Written task
Scan the listing below and copy every line holding "page".

Entries
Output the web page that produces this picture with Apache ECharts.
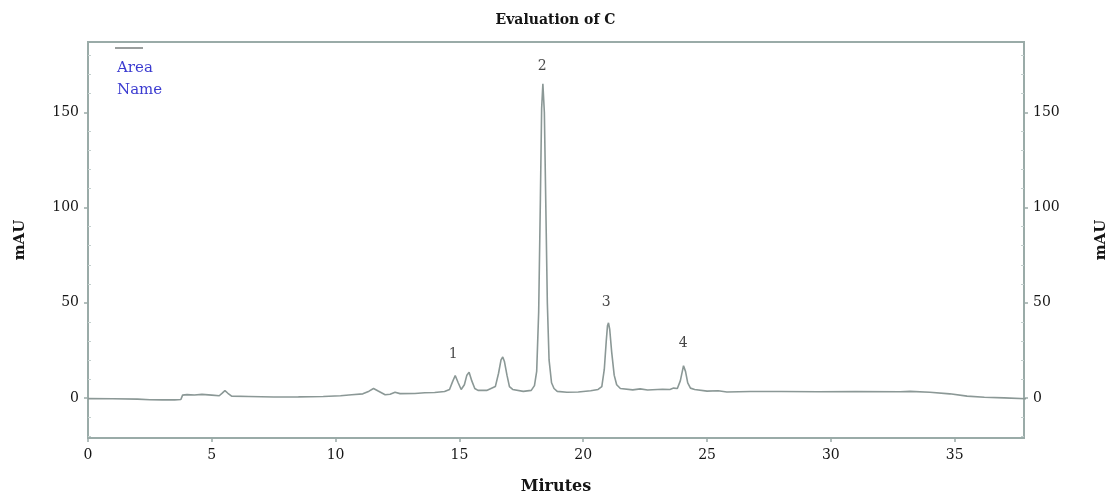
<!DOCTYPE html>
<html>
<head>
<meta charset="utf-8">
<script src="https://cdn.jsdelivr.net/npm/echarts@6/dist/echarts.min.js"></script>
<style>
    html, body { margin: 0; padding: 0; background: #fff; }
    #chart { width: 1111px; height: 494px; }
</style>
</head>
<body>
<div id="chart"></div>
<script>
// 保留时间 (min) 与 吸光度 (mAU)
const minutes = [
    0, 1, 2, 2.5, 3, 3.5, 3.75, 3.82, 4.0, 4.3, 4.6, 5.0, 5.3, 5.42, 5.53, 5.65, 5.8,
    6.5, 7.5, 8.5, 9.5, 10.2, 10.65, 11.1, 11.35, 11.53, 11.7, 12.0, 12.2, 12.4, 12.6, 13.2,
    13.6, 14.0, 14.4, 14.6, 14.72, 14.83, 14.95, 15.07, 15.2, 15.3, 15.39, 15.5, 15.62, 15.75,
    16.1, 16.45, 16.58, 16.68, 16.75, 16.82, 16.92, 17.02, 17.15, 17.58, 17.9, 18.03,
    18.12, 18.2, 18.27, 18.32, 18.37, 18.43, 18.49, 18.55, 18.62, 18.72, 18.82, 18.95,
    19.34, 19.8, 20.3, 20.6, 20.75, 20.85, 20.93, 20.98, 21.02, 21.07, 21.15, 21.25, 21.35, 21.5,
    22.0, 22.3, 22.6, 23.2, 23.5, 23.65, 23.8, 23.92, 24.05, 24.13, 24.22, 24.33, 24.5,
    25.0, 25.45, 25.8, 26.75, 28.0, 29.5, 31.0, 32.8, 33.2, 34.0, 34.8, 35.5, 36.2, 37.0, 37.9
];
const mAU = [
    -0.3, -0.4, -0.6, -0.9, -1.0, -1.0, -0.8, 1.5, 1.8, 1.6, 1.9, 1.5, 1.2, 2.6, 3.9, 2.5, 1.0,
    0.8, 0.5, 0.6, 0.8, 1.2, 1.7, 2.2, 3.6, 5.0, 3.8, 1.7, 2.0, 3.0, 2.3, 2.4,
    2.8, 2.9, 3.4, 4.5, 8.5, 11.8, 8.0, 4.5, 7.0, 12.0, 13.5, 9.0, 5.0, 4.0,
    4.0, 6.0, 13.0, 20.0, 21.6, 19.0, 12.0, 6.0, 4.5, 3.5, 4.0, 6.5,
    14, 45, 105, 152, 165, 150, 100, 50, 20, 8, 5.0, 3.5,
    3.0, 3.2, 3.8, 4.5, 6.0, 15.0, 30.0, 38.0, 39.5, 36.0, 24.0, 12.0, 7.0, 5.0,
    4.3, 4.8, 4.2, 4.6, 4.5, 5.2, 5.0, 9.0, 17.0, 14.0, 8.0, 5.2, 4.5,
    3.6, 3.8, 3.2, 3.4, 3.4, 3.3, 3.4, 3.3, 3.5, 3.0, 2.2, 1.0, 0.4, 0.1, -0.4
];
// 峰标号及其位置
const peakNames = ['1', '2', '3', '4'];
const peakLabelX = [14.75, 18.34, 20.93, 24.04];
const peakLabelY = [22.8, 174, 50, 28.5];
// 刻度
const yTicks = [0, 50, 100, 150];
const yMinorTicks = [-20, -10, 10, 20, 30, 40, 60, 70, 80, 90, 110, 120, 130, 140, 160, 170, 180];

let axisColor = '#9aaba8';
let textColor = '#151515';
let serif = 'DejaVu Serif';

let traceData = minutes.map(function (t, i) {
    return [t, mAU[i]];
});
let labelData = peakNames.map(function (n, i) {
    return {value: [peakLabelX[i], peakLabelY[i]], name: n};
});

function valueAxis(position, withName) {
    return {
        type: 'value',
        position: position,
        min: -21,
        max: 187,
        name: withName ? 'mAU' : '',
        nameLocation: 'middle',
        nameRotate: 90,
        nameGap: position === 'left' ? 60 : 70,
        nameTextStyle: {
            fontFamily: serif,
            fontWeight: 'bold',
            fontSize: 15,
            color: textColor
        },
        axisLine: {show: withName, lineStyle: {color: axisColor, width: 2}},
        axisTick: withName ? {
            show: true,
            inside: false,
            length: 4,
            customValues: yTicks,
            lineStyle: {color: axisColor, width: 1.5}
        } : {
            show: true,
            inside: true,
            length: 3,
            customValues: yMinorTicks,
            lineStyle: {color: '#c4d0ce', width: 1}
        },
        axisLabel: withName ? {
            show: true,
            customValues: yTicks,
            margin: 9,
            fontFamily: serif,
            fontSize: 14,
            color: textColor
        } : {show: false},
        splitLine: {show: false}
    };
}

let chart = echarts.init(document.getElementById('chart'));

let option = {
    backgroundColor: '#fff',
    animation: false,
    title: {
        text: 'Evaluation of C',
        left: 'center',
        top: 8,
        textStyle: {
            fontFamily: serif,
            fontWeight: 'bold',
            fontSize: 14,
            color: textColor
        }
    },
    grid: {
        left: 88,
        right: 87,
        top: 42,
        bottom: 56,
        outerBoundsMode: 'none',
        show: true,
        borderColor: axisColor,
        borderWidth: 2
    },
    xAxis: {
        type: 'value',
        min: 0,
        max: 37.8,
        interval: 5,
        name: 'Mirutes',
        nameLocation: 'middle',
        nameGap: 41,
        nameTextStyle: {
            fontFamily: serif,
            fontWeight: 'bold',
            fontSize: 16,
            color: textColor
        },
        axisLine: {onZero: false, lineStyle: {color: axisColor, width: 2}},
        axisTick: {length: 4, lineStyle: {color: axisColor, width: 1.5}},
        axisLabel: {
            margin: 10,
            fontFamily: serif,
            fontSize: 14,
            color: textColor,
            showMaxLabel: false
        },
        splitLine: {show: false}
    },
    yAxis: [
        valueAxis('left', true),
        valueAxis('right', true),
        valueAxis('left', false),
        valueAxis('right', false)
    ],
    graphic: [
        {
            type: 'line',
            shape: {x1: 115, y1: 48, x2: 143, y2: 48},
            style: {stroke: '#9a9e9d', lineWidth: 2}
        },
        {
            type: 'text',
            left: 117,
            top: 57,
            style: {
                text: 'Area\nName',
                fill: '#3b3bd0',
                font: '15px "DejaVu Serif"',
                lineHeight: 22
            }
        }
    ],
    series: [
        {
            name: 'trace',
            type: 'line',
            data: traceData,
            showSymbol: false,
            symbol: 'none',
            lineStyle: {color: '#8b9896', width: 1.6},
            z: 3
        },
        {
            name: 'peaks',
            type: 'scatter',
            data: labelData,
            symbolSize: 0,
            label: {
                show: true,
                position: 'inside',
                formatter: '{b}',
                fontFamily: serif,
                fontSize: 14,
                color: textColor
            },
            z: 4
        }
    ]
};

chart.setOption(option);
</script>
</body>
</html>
* * *
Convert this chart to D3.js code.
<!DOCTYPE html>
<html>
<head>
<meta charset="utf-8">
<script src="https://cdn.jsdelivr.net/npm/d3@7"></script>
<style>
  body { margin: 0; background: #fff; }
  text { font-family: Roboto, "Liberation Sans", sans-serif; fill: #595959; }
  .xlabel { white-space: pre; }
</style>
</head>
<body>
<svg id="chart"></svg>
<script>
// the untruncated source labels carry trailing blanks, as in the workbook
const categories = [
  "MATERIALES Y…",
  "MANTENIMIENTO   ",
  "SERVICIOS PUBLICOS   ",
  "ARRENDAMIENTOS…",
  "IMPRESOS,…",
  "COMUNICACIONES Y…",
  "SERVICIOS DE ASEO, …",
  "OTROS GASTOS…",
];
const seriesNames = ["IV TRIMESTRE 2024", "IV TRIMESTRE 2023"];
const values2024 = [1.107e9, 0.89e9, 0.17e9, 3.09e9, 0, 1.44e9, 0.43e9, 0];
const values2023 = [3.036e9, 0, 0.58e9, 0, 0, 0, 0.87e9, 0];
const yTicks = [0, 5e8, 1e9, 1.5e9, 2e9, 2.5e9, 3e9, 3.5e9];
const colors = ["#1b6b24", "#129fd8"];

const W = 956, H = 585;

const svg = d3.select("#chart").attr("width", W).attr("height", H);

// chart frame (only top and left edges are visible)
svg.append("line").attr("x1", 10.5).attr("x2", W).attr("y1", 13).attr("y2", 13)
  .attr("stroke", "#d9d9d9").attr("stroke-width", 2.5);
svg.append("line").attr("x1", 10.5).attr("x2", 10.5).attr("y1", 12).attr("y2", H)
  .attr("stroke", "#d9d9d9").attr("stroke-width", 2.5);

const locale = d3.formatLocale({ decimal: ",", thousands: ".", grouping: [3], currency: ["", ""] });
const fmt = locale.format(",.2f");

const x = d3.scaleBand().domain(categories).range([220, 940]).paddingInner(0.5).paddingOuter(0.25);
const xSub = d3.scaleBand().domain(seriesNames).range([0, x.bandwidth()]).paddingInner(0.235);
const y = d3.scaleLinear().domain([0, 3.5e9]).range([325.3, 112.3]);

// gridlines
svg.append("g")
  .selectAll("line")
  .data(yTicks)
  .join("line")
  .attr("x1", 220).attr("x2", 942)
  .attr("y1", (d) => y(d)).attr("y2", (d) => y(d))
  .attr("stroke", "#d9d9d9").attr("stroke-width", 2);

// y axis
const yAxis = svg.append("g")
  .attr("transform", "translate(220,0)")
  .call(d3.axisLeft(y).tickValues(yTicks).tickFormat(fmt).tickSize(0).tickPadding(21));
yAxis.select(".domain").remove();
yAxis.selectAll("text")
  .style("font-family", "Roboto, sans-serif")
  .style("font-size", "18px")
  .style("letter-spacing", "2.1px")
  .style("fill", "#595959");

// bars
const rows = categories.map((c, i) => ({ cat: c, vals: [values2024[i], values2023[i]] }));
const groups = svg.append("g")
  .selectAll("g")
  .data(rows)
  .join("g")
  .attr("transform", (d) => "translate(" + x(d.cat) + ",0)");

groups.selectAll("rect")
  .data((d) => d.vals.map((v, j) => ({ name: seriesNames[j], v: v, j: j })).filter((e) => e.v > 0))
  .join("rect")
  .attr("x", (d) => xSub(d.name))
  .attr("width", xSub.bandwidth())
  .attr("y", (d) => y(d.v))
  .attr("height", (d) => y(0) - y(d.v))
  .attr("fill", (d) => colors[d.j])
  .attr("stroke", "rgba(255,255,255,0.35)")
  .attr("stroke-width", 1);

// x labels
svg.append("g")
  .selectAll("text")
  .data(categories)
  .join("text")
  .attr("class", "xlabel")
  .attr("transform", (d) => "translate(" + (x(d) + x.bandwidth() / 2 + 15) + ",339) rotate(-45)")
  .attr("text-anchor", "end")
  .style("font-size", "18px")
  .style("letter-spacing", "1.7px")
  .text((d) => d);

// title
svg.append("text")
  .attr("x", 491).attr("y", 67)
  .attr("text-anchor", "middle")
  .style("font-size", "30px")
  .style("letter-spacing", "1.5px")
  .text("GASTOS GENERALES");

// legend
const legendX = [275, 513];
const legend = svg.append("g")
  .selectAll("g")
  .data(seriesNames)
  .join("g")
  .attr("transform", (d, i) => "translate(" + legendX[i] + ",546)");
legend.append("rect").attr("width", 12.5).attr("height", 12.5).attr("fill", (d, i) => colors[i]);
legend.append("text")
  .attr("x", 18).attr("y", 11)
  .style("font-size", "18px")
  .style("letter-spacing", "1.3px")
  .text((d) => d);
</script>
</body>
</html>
...
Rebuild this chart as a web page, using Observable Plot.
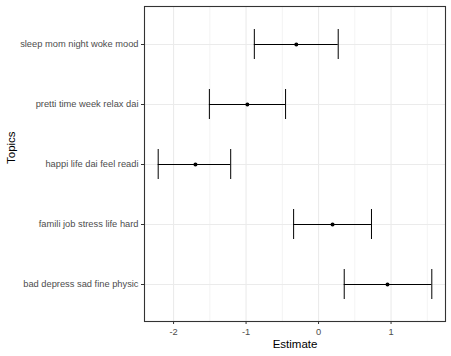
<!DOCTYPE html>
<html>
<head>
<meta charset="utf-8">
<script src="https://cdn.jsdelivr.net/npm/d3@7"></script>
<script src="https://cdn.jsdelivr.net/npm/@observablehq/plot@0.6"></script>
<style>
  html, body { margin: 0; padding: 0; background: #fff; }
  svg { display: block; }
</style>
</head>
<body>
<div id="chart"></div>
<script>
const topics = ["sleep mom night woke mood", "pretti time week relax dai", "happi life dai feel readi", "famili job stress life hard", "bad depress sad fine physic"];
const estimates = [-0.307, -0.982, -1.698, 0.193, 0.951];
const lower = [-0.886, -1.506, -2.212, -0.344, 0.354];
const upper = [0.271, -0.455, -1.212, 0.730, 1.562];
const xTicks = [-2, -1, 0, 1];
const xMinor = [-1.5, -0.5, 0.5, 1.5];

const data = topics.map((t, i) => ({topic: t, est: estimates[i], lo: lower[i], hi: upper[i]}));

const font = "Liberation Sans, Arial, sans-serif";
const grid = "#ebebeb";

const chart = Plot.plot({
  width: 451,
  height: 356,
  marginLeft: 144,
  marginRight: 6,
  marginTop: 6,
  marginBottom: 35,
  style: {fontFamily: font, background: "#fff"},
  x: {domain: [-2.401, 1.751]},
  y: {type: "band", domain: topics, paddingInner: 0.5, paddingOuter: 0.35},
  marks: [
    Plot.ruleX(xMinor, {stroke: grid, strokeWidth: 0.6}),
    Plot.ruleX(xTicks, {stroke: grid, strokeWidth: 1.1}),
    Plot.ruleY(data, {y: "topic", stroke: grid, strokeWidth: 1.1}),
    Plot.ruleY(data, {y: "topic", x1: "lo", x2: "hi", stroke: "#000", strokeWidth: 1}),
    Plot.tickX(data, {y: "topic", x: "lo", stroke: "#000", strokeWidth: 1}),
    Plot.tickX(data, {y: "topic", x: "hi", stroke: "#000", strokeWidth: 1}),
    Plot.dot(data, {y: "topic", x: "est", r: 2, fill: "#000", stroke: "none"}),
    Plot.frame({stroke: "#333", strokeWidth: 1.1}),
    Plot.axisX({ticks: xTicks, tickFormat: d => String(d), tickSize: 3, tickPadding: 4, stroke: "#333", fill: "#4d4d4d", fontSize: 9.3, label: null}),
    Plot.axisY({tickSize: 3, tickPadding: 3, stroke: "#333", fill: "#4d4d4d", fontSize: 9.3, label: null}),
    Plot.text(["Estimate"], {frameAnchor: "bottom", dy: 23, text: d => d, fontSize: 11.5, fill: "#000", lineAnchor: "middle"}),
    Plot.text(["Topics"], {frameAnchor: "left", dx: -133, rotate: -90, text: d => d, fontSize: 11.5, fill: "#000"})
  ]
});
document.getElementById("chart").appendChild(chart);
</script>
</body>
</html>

Task result
Output the web page that produces this picture with Apache ECharts.
Rebuild this chart as a web page, using Observable Plot.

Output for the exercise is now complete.